Create an index.js file and paste the following code:
const express = require('express') const app = express() const port = 8080 app.get('/', (req, res) => { res.send('Hello World!') }) app.listen(process.env.PORT || 8080, () => { console.log(`Example app listening on port ${port}`) })
We can run the application with this command:
node index.js
If we access http://localhost:8080 we see a Hello World message. This means our application is up and running.
Adding Node Unblocker To Express
It’s time to import the Node Unblock library into our application:
var Unblocker = require('unblocker')
We create a node unbloker instance and pass the proxy parameter. You can find the full list of available parameters here.
var unblocker = new Unblocker({prefix: '/proxy/'})
We register the node unblocker library to Express as a middleware so requests are intercepted:
app.use(unblocker)
We update the Express app listener to add support for websockets:
app.listen(process.env.PORT || 8080, () => { console.log(`Example app listening on port ${port}`) }).on('upgrade', unblocker.onUpgrade)

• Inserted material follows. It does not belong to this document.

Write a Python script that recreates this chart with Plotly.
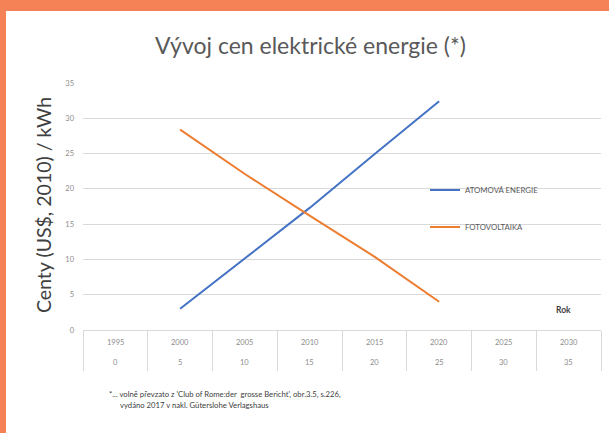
import plotly.graph_objects as go

# ---- data ----
years = ["1995", "2000", "2005", "2010", "2015", "2020", "2025", "2030"]
table_row2 = ["0", "5", "10", "15", "20", "25", "30", "35"]
atom_years = ["2000", "2005", "2010", "2015", "2020"]
atom_values = [3.0, 10.2, 17.3, 24.9, 32.4]
pv_years = ["2000", "2005", "2010", "2015", "2020"]
pv_values = [28.4, 22.1, 16.2, 10.4, 4.0]
y_ticks = [0, 5, 10, 15, 20, 25, 30, 35]

title_text = "Vývoj cen elektrické energie (*)"
y_title = "Centy (US$, 2010) / kWh"
x_title = "Rok"
name_atom = "ATOMOVÁ ENERGIE"
name_pv = "FOTOVOLTAIKA"
foot1 = "*... volně převzato z 'Club of Rome:der  grosse Bericht', obr.3.5, s.226,"
foot2 = "vydáno 2017 v nakl. Güterslohe Verlagshaus"

# ---- layout geometry ----
W, H = 609, 433
L, R, T, B = 83, 8, 83, 103
PW = W - L - R
PH = H - T - B
BOTTOM = T + PH


def px(x):
    return (x - L) / PW


def py(y):
    return (BOTTOM - y) / PH


FONT = "Lato, 'Open Sans', sans-serif"
BLUE = "#4472C4"
ORANGE = "#ED7D31"
GRID = "#d9d9d9"
TICK = "#8c8c8c"
BORDER = "#F58257"

fig = go.Figure()
fig.add_trace(go.Scatter(x=atom_years, y=atom_values, mode="lines", name=name_atom,
                         line=dict(color=BLUE, width=2), legend="legend", showlegend=True))
fig.add_trace(go.Scatter(x=pv_years, y=pv_values, mode="lines", name=name_pv,
                         line=dict(color=ORANGE, width=2), legend="legend2", showlegend=True))

annotations = [
    dict(text=title_text, x=px(310), y=py(45), xref="paper", yref="paper",
         showarrow=False, font=dict(size=23, color="#595959", family=FONT),
         xanchor="center", yanchor="middle"),
    dict(text=y_title, x=px(43), y=py(205), xref="paper", yref="paper",
         showarrow=False, textangle=-90, font=dict(size=19.5, color="#404040", family=FONT),
         xanchor="center", yanchor="middle"),
    dict(text="<b>" + x_title + "</b>", x=px(563), y=py(310), xref="paper", yref="paper",
         showarrow=False, font=dict(size=8.5, color="#404040", family=FONT),
         xanchor="center", yanchor="middle"),
    dict(text=foot1, x=px(107), y=py(394), xref="paper", yref="paper",
         showarrow=False, font=dict(size=7.7, color="#404040", family=FONT),
         xanchor="left", yanchor="middle"),
    dict(text=foot2, x=px(118), y=py(405), xref="paper", yref="paper",
         showarrow=False, font=dict(size=7.7, color="#404040", family=FONT),
         xanchor="left", yanchor="middle"),
]
for i, (yr, v) in enumerate(zip(years, table_row2)):
    annotations.append(dict(text=yr, x=i, y=py(342), xref="x", yref="paper",
                            showarrow=False, font=dict(size=7.5, color=TICK, family=FONT),
                            xanchor="center", yanchor="middle"))
    annotations.append(dict(text=v, x=i, y=py(362), xref="x", yref="paper",
                            showarrow=False, font=dict(size=7.5, color=TICK, family=FONT),
                            xanchor="center", yanchor="middle"))

shapes = [
    # orange slide border (top and left)
    dict(type="rect", xref="paper", yref="paper", x0=px(0), x1=px(W), y0=py(11), y1=py(0),
         fillcolor=BORDER, line=dict(width=0), layer="above"),
    dict(type="rect", xref="paper", yref="paper", x0=px(0), x1=px(6), y0=py(H), y1=py(0),
         fillcolor=BORDER, line=dict(width=0), layer="above"),
]

legend_font = dict(size=7.8, color="#595959", family=FONT)
fig.update_layout(
    width=W, height=H,
    margin=dict(l=L, r=R, t=T, b=B),
    paper_bgcolor="white", plot_bgcolor="white",
    font=dict(family=FONT),
    showlegend=True,
    annotations=annotations,
    shapes=shapes,
    legend=dict(x=px(425), y=py(190), xanchor="left", yanchor="middle", visible=True,
                bgcolor="rgba(0,0,0,0)", font=legend_font),
    legend2=dict(x=px(425), y=py(227), xanchor="left", yanchor="middle", visible=True,
                 bgcolor="rgba(0,0,0,0)", font=legend_font),
    xaxis=dict(type="category", categoryorder="array", categoryarray=years,
               range=[-0.5, len(years) - 0.5],
               showgrid=False, showline=True, linecolor=GRID, linewidth=1,
               ticks="outside", tickson="boundaries", ticklen=40, tickcolor=GRID,
               tickwidth=1, showticklabels=False, fixedrange=True),
    yaxis=dict(range=[0, 35], tickvals=y_ticks, showgrid=True, gridcolor=GRID, gridwidth=1,
               zeroline=False, showline=False, ticks="",
               tickfont=dict(size=7.5, color=TICK, family=FONT), ticklabelstandoff=8),
)

fig.write_html("out.html",
               config={"displayModeBar": False},
               post_script="document.body.style.margin='0';document.body.style.padding='0';"
                           "document.documentElement.style.overflow='hidden';")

After following all these steps, our application should look like this:
const express = require('express') const Unblocker = require('unblocker') const app = express() const port = 8080 const unblocker = new Unblocker({prefix: '/proxy/'}) app.use(unblocker) app.get('/', (req, res) => { res.send('Hello World!') }) app.listen(process.env.PORT || 8080, () => { console.log(`Example app listening on port ${port}`) }).on('upgrade', unblocker.onUpgrade)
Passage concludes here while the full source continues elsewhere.